> _YOUR TASK_
Without the images, write out all of the following entries exactly.

> _INPUT ROWS_
※
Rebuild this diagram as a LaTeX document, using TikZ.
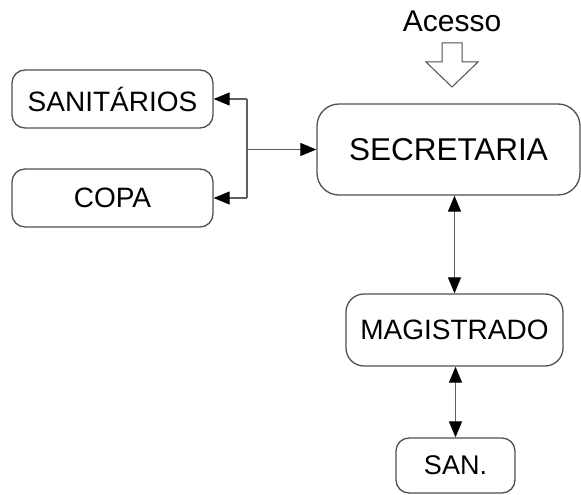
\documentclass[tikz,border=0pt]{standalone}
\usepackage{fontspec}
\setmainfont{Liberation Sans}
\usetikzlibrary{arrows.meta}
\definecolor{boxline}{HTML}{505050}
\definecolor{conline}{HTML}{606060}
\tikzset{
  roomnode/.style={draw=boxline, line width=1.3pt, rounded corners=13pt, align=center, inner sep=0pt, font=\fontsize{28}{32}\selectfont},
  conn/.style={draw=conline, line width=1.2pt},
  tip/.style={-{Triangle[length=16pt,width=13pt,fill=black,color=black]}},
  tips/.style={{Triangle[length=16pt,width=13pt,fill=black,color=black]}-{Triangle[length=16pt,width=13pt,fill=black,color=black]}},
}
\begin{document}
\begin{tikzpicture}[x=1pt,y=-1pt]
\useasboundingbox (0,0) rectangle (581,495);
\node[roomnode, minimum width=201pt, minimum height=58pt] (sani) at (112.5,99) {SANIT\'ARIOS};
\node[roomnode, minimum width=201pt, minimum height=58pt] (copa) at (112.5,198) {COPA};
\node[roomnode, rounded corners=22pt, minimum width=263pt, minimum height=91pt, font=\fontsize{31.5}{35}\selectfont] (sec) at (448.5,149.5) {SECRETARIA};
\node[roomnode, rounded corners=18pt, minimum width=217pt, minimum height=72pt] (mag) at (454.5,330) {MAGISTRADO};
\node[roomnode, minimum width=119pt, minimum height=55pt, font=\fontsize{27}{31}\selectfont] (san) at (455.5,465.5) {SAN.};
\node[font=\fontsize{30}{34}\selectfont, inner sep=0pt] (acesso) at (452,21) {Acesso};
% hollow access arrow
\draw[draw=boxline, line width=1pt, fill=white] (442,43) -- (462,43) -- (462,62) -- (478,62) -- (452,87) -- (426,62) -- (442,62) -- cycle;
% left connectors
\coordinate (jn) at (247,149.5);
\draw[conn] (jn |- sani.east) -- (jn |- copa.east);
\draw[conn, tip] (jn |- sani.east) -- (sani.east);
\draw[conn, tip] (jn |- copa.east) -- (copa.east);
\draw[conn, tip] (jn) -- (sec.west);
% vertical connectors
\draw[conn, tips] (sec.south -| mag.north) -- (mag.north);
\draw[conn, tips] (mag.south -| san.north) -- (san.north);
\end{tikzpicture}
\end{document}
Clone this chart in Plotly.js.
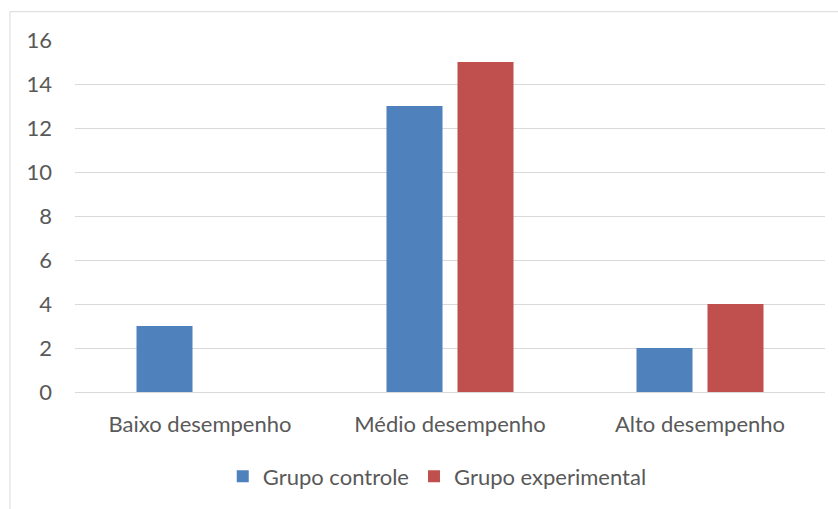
※
> _FINAL RESULT_
Rebuild this diagram as a LaTeX document, using TikZ.
\documentclass[tikz,border=0pt]{standalone}
\usepackage{fontspec}
\setmainfont{Liberation Sans}
\usetikzlibrary{arrows.meta}
\definecolor{boxline}{HTML}{505050}
\definecolor{conline}{HTML}{606060}
\tikzset{
  roomnode/.style={draw=boxline, line width=1.3pt, rounded corners=13pt, align=center, inner sep=0pt, font=\fontsize{28}{32}\selectfont},
  conn/.style={draw=conline, line width=1.2pt},
  tip/.style={-{Triangle[length=16pt,width=13pt,fill=black,color=black]}},
  tips/.style={{Triangle[length=16pt,width=13pt,fill=black,color=black]}-{Triangle[length=16pt,width=13pt,fill=black,color=black]}},
}
\begin{document}
\begin{tikzpicture}[x=1pt,y=-1pt]
\useasboundingbox (0,0) rectangle (581,495);
\node[roomnode, minimum width=201pt, minimum height=58pt] (sani) at (112.5,99) {SANIT\'ARIOS};
\node[roomnode, minimum width=201pt, minimum height=58pt] (copa) at (112.5,198) {COPA};
\node[roomnode, rounded corners=22pt, minimum width=263pt, minimum height=91pt, font=\fontsize{31.5}{35}\selectfont] (sec) at (448.5,149.5) {SECRETARIA};
\node[roomnode, rounded corners=18pt, minimum width=217pt, minimum height=72pt] (mag) at (454.5,330) {MAGISTRADO};
\node[roomnode, minimum width=119pt, minimum height=55pt, font=\fontsize{27}{31}\selectfont] (san) at (455.5,465.5) {SAN.};
\node[font=\fontsize{30}{34}\selectfont, inner sep=0pt] (acesso) at (452,21) {Acesso};
% hollow access arrow
\draw[draw=boxline, line width=1pt, fill=white] (442,43) -- (462,43) -- (462,62) -- (478,62) -- (452,87) -- (426,62) -- (442,62) -- cycle;
% left connectors
\coordinate (jn) at (247,149.5);
\draw[conn] (jn |- sani.east) -- (jn |- copa.east);
\draw[conn, tip] (jn |- sani.east) -- (sani.east);
\draw[conn, tip] (jn |- copa.east) -- (copa.east);
\draw[conn, tip] (jn) -- (sec.west);
% vertical connectors
\draw[conn, tips] (sec.south -| mag.north) -- (mag.north);
\draw[conn, tips] (mag.south -| san.north) -- (san.north);
\end{tikzpicture}
\end{document}
Clone this chart in Plotly.js.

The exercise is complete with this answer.